[begin DATA PROVIDED]

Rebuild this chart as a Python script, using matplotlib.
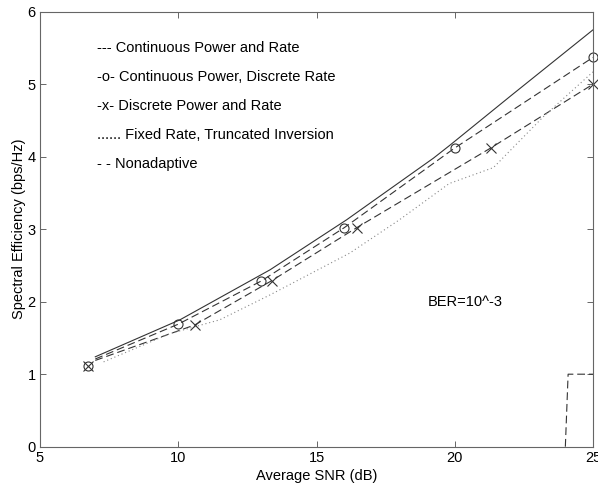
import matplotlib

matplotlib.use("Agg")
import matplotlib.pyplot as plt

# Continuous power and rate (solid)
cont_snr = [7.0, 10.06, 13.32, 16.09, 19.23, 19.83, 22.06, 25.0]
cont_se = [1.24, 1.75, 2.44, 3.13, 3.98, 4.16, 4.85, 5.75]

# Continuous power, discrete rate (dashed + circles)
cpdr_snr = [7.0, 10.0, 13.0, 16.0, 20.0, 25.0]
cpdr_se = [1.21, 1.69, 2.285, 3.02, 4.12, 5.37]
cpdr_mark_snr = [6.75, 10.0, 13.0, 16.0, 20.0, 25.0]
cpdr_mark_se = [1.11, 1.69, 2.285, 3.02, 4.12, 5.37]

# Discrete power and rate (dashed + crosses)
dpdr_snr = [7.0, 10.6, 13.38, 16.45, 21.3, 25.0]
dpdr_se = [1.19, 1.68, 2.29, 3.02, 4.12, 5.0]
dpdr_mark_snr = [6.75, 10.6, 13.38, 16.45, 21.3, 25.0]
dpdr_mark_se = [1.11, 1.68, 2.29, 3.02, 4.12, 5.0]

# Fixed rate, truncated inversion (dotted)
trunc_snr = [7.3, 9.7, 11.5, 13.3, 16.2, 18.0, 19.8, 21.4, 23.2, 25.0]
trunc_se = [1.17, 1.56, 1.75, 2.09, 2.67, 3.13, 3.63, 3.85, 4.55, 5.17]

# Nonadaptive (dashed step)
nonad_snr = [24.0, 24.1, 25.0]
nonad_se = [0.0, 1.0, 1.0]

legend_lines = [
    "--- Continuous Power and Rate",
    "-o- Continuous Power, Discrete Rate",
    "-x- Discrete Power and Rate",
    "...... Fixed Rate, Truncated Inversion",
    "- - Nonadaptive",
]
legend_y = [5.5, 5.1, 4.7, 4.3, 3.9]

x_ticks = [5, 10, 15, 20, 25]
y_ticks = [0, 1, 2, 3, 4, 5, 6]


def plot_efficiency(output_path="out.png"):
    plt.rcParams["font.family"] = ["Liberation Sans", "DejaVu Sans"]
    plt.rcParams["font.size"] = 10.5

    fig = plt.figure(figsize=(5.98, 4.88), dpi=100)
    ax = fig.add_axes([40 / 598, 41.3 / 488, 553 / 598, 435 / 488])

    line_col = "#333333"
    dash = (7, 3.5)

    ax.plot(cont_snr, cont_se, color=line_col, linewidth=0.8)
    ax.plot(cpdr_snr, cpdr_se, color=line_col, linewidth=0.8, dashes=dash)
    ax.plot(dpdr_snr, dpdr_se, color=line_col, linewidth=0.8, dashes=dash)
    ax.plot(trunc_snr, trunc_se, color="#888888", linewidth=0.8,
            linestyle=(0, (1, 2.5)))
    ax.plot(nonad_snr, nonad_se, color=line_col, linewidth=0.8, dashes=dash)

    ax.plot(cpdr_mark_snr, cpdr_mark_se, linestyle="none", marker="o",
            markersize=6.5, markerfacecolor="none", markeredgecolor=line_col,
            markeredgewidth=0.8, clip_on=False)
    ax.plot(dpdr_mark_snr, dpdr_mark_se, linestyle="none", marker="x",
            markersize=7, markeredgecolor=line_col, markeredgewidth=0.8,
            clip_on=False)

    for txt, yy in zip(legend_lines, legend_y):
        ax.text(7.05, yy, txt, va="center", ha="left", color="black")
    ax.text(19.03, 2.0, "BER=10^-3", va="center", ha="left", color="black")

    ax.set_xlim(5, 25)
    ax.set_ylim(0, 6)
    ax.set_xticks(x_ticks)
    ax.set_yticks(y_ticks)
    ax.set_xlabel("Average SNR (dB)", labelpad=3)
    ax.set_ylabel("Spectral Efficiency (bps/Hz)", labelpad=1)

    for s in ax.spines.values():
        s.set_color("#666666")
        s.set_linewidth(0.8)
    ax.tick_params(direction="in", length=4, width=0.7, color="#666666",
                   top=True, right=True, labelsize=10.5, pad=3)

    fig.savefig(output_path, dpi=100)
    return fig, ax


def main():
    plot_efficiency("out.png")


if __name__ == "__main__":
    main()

[end DATA PROVIDED]

**WRITTEN REQUEST:** Transcribe exactly, with no pictures, the lines running from the first line of the material through the line holding "cont_se = [1.24, 1.75, 2.44, 3.13, 3.98, 4.16, 4.85, 5.75]".

**RESPONSE:**
Rebuild this chart as a Python script, using matplotlib.
import matplotlib

matplotlib.use("Agg")
import matplotlib.pyplot as plt

# Continuous power and rate (solid)
cont_snr = [7.0, 10.06, 13.32, 16.09, 19.23, 19.83, 22.06, 25.0]
cont_se = [1.24, 1.75, 2.44, 3.13, 3.98, 4.16, 4.85, 5.75]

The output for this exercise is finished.